Mitochondria & Chemiosmosis

Overview of Mitochondria and Chemiosmosis

Learning Objectives

• Identify Key Features of Mitochondria
• Evaluate the Purpose of Chemiosmotic Coupling during oxidative phosphorylation.
• Describe Mechanisms of Electron Transport and Proton Pumping.

Purpose of Mitochondria

• Mitochondria are essential for energy production via oxidative phosphorylation and chemiosmosis.

Structure of the Mitochondrion

• Outer Membrane

  • Contains porins.
  • Permeable to small molecules (less than 5000 Da), e.g., typical proteins are around 50 kDa.

• Intermembrane Space

  • Chemically similar to cytosol.
  • Contains:
    • Proteins that initiate apoptosis.
    • ATP-dependent kinases.

• Matrix

  • Contains 2/3 of all mitochondrial enzymes.
  • Functions:
    • Beta oxidation (e.g., Fatty acids → Acetyl CoA).
    • Intermediate step (e.g., Pyruvate → Acetyl CoA).
    • Citric acid cycle (Krebs cycle).

• Inner Membrane

  • Folded into cristae, increasing surface area.
  • Site of oxidative phosphorylation, which includes:
    1. Electron Transport Chain (ETC)
    2. ATP Synthase
    • Contains many transporters essential for function.

Key Sources of Acetyl CoA

• Acetyl CoA is generated from:
  • Fatty acid oxidation.
  • Pyruvate resulting from glycolysis.

Endosymbiotic Theory

• Mitochondria exhibit similarities to bacteria, such as:
  • Circular DNA
  • Division involving binary fission.
  • Similar Ribosomes.

Location and Utilization of Mitochondria

• Mitochondria are strategically located near high ATP utilization sites:
  • Cardiac Muscle:
    • High energy demand; mitochondria border contractile apparatus.
  • Sperm:
    • Motility via flagella, thus have high ATP demands.
    • Mitochondria found along the flagellum tail.

Mitochondrial Networks

• Mitochondria can form elongated tubular networks which optimize energy production through electron transfer.

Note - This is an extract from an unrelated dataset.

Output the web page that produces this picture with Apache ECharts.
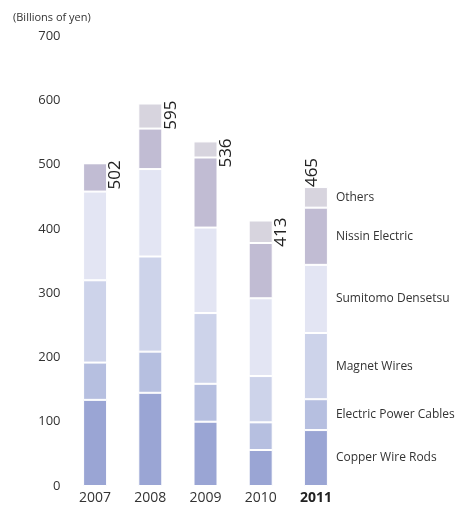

Chemiosmosis and ATP Production

• Stage 1: Chemiosmotic Potential

  • Activated carriers transfer electrons to ETC proteins.
  • Protons are pumped across the inner membrane, creating a proton gradient.

• Stage 2: ATP Generation

  • The generated chemiosmotic proton gradient drives ATP synthase to produce ATP.
  • Summary of processes:
    1. Citric acid cycle produces high-energy electrons.
    2. Activated carriers (NADH, FADH2) shuttle electrons to the ETC.
    3. Electron movement coupled to proton pumping across the inner mitochondrial membrane.
    4. This establishes a steep electrochemical gradient.
    5. Chemiosmotic gradient drives ATP synthesis via ATP synthase.